ROTHERHAM - A CASE OF REVERSE COLONIZATION

by Gert Hans Wengel


I came across the term reverse colonization when I was researching the background of Bram Stoker's novel Dracula, this vampire classic which is the basis for so many movies. Dracula, immigrant from Transylvania, lands in England with his ghost ship, gets a foothold, and begins to suck the blood of the English - Stephen Arata characterizes this as reverse colonization. The proud colonial power England is at the receiving end of what they themselves have inflicted on so many peoples; landing on their coasts with their war und trade ships, colonizing them, and exploiting the people not only economically but also sexually - the blood-sucking stands for both: the vampire is the exploiter; the blood he sucks makes him stronger and his victim weaker. The fangs drilling into the body of the victim of course symbolizes brutal sexual penetration. The fact that Dracula haunts England can easily be interpreted as poetic justice, as vengeance of the colonized who turn the tables and exploit the women and children of the colonial power - yes, children, too. Lucy Westenra, who Dracula turned into a vampire in order to create a parallel society of his own kind, leaves her crypt, lures English children away from their homes, gains their trust through her attention, then drills her teeth into their flesh and sucks their blood.

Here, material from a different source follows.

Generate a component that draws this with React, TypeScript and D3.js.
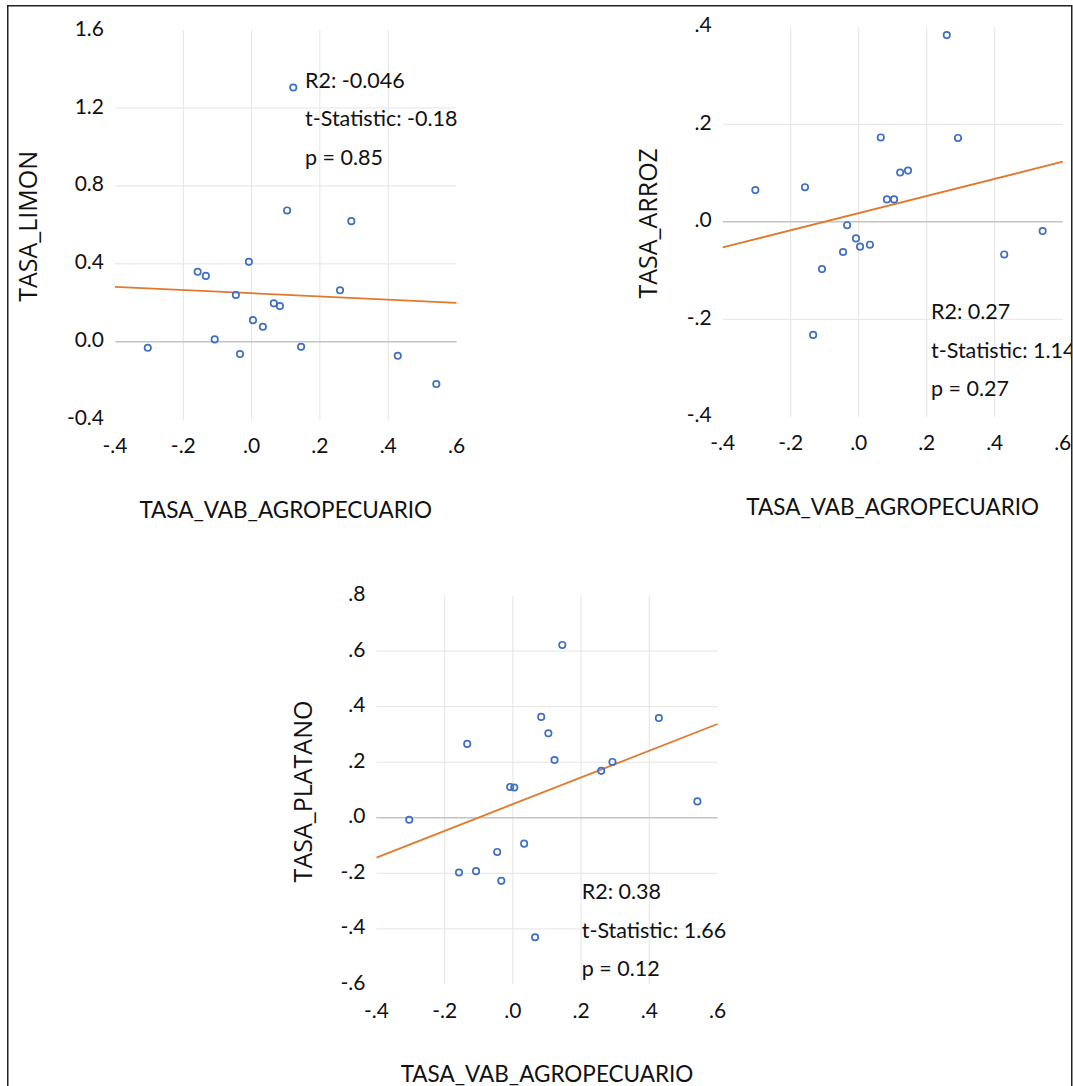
import React from 'react';
import * as d3 from 'd3';

// shared x variable (TASA_VAB_AGROPECUARIO), one entry per observation
const xValues = [-0.304, -0.158, -0.134, -0.108, -0.046, -0.034, -0.008, 0.004, 0.033, 0.065, 0.083, 0.104, 0.122, 0.145, 0.259, 0.292, 0.428, 0.541];

// y variables
const limon = [-0.031, 0.359, 0.338, 0.012, 0.24, -0.063, 0.41, 0.111, 0.077, 0.197, 0.183, 0.674, 1.305, -0.026, 0.264, 0.619, -0.072, -0.217];
const arroz = [0.065, 0.071, -0.232, -0.097, -0.062, -0.007, -0.034, -0.051, -0.047, 0.173, 0.046, 0.046, 0.101, 0.105, 0.383, 0.172, -0.067, -0.019];
const platano = [-0.007, -0.197, 0.266, -0.192, -0.123, -0.227, 0.111, 0.109, -0.093, -0.43, 0.363, 0.304, 0.208, 0.622, 0.169, 0.201, 0.359, 0.059];

// tick values and their labels
const xTicks = [-0.4, -0.2, 0, 0.2, 0.4, 0.6];
const xTickLabels = ['-.4', '-.2', '.0', '.2', '.4', '.6'];
const limonTicks = [-0.4, 0, 0.4, 0.8, 1.2, 1.6];
const limonTickLabels = ['-0.4', '0.0', '0.4', '0.8', '1.2', '1.6'];
const arrozTicks = [-0.4, -0.2, 0, 0.2, 0.4];
const arrozTickLabels = ['-.4', '-.2', '.0', '.2', '.4'];
const platanoTicks = [-0.6, -0.4, -0.2, 0, 0.2, 0.4, 0.6, 0.8];
const platanoTickLabels = ['-.6', '-.4', '-.2', '.0', '.2', '.4', '.6', '.8'];

// regression stats printed on each plot
const limonStats = ['R2: -0.046', 't-Statistic: -0.18', 'p = 0.85'];
const arrozStats = ['R2: 0.27', 't-Statistic: 1.14', 'p = 0.27'];
const platanoStats = ['R2: 0.38', 't-Statistic: 1.66', 'p = 0.12'];

const xTitle = 'TASA_VAB_AGROPECUARIO';

const W = 1073;
const H = 1086;
const TICK_FONT = 'Lato, "Open Sans", sans-serif';
const TITLE_FONT = '"Open Sans", "DejaVu Sans", sans-serif';

// simple least squares fit
function ols(xs, ys) {
  const mx = d3.mean(xs);
  const my = d3.mean(ys);
  let sxy = 0;
  let sxx = 0;
  xs.forEach((x, i) => {
    sxy += (x - mx) * (ys[i] - my);
    sxx += (x - mx) * (x - mx);
  });
  const slope = sxy / sxx;
  return { slope, intercept: my - slope * mx };
}

const panels = [
  {
    id: 'limon',
    title: 'TASA_LIMON',
    ys: limon,
    xRange: [115, 456.5],
    yRange: [419.7, 30],
    yDomain: [-0.4, 1.6],
    yTicks: limonTicks,
    yTickLabels: limonTickLabels,
    yTitleX: 37,
    xTitleY: 518,
    stats: limonStats,
    statsAt: [305, 80],
  },
  {
    id: 'arroz',
    title: 'TASA_ARROZ',
    ys: arroz,
    xRange: [722.7, 1062.7],
    yRange: [416.8, 26.8],
    yDomain: [-0.4, 0.4],
    yTicks: arrozTicks,
    yTickLabels: arrozTickLabels,
    yTitleX: 656.5,
    xTitleY: 515,
    stats: arrozStats,
    statsAt: [931, 311.7],
  },
  {
    id: 'platano',
    title: 'TASA_PLATANO',
    ys: platano,
    xRange: [376.5, 717.5],
    yRange: [984.5, 595.5],
    yDomain: [-0.6, 0.8],
    yTicks: platanoTicks,
    yTickLabels: platanoTickLabels,
    yTitleX: 311.5,
    xTitleY: 1082,
    stats: platanoStats,
    statsAt: [581.7, 891.7],
  },
];

const Panel = ({ p }) => {
  const x = d3.scaleLinear().domain([xTicks[0], xTicks[xTicks.length - 1]]).range(p.xRange);
  const y = d3.scaleLinear().domain(p.yDomain).range(p.yRange);
  const [x0, x1] = p.xRange;
  const [yb, yt] = p.yRange;

  const fit = ols(xValues, p.ys);
  const line = d3
    .line()
    .x((d) => x(d))
    .y((d) => y(fit.intercept + fit.slope * d));

  const innerX = xTicks.slice(1, -1);
  const innerY = p.yTicks.slice(1, -1);

  return (
    <g>
      {/* gridlines, interior ticks only */}
      {innerX.map((t) => (
        <line key={'vx' + t} x1={x(t)} x2={x(t)} y1={yt} y2={yb} stroke="#e4e4e4" strokeWidth={1} />
      ))}
      {innerY.map((t) => (
        <line
          key={'hy' + t}
          x1={x0}
          x2={x1}
          y1={y(t)}
          y2={y(t)}
          stroke={t === 0 ? '#c4c4c4' : '#e4e4e4'}
          strokeWidth={t === 0 ? 1.4 : 1}
        />
      ))}

      {/* y tick labels */}
      {p.yTicks.map((t, i) => (
        <text
          key={'yl' + t}
          x={x0 - 11}
          y={y(t) - 2}
          dy="0.36em"
          textAnchor="end"
          fontFamily={TICK_FONT}
          fontSize={21}
          fill="#111"
        >
          {p.yTickLabels[i]}
        </text>
      ))}

      {/* x tick labels */}
      {xTicks.map((t, i) => (
        <text
          key={'xl' + t}
          x={x(t)}
          y={yb + 33}
          textAnchor="middle"
          fontFamily={TICK_FONT}
          fontSize={21}
          fill="#111"
        >
          {xTickLabels[i]}
        </text>
      ))}

      {/* fitted line */}
      <path d={line([xTicks[0], xTicks[xTicks.length - 1]])} fill="none" stroke="#e07a2e" strokeWidth={1.8} />

      {/* observations */}
      {xValues.map((v, i) => (
        <circle key={i} cx={x(v)} cy={y(p.ys[i])} r={3.2} fill="none" stroke="#3f6fc2" strokeWidth={1.7} />
      ))}

      {/* stats block */}
      {p.stats.map((s, i) => (
        <text
          key={s}
          x={p.statsAt[0]}
          y={p.statsAt[1] + i * 38.4}
          dy="0.36em"
          fontFamily={TICK_FONT}
          fontSize={21.5}
          fill="#111"
        >
          {s}
        </text>
      ))}

      {/* axis titles */}
      <text
        transform={`translate(${p.yTitleX},${(yt + yb) / 2 + 1.5}) rotate(-90)`}
        textAnchor="middle"
        fontFamily={TITLE_FONT}
        fontSize={25}
        fill="#111"
      >
        {p.title}
      </text>
      <text
        x={(x0 + x1) / 2}
        y={p.xTitleY}
        textAnchor="middle"
        fontFamily={TICK_FONT}
        fontSize={22.5}
        fill="#111"
      >
        {xTitle}
      </text>
    </g>
  );
};

export default function App() {
  return (
    <svg
      width={W}
      height={H}
      style={{ position: 'absolute', left: 0, top: 0, background: '#fff' }}
    >
      <defs>
        <clipPath id="frame">
          <rect x={8} y={6} width={1063.5} height={H} />
        </clipPath>
      </defs>
      <rect x={0} y={0} width={W} height={H} fill="#fff" />
      <g clipPath="url(#frame)">
        {panels.map((p) => (
          <Panel key={p.id} p={p} />
        ))}
      </g>
      {/* outer frame: left, top, right */}
      <path d={`M7.75,${H} V5.75 H1071.75 V${H}`} fill="none" stroke="#222" strokeWidth={1.5} />
    </svg>
  );
}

The novel reflects feelings of guilt, unacknowledged guilt of course, and a suppressed desire for punishment which pushes its way into ones consciousness in the form of not understood nightmares.

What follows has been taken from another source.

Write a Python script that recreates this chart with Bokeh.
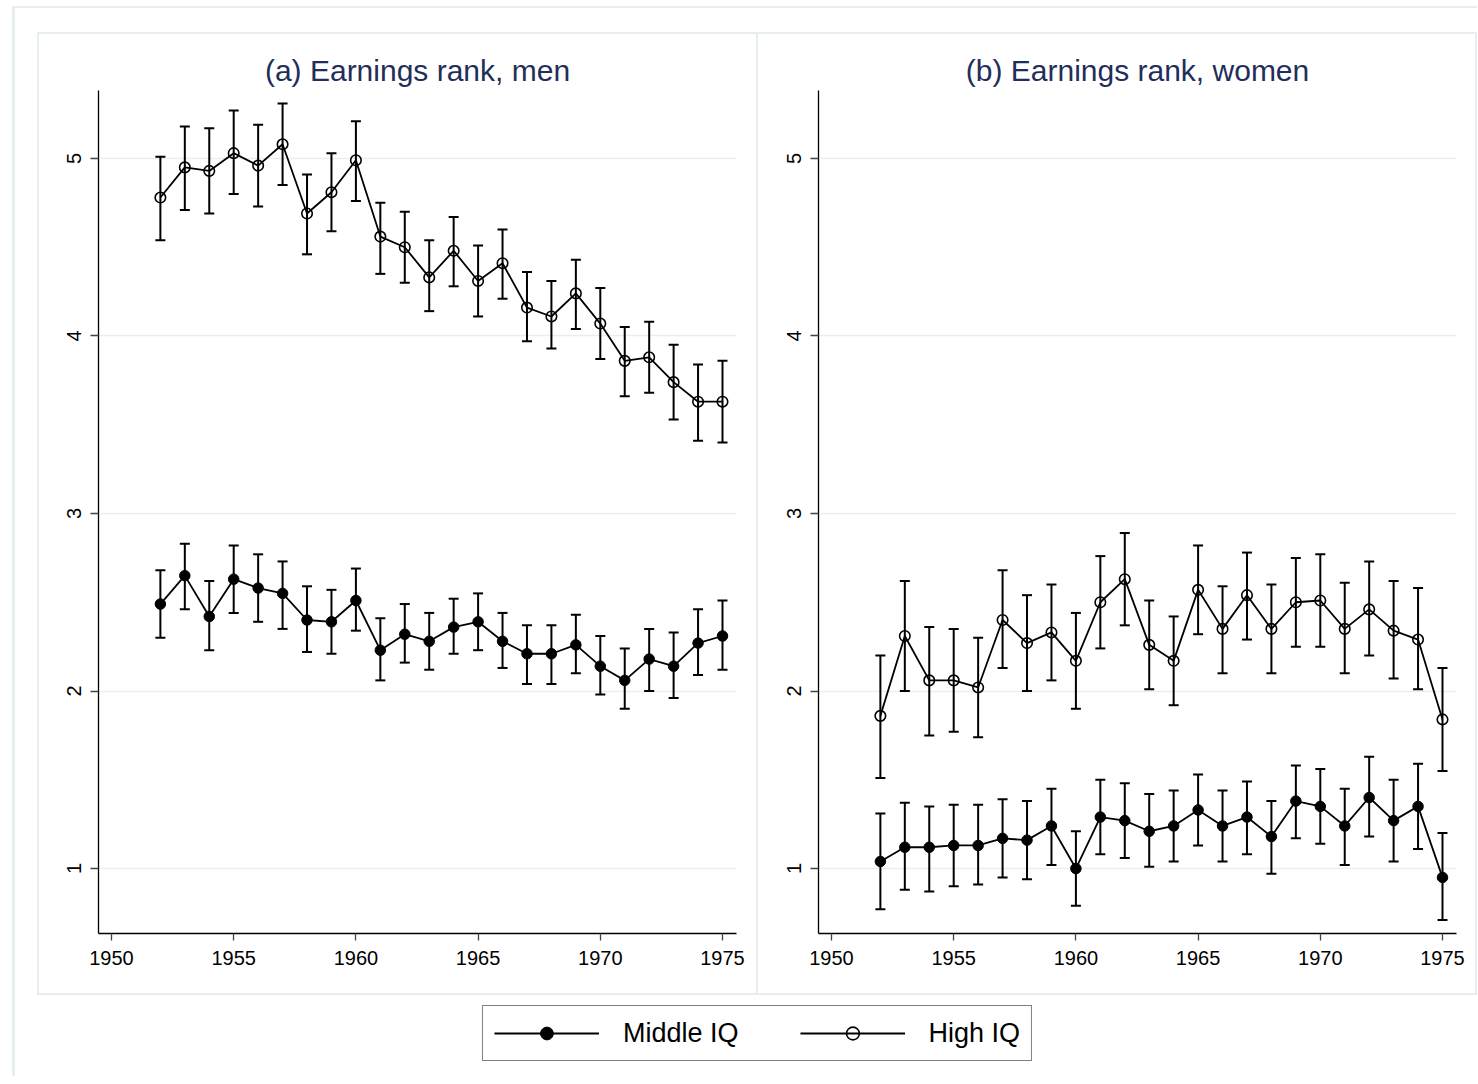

Now about Rotherham: why did English social workers, policemen, and other representatives of the power structure let men from the former colonies go about their sexual exploitation of very young, white English children for 16 years? One can suspect the feelings of guilt and a desire for punishment may have been subconscious motives: this was supposed to be penance for the sexual exploitation of women and children in the colonies by the colonial overlords, the English police, social workers, and other mostly left but powerful men thus relieved their consciences - but at the expense of others, again through exploitation; it was not their own daughters but girls from the lower classes that were presented to the avenging juggernaut as penance.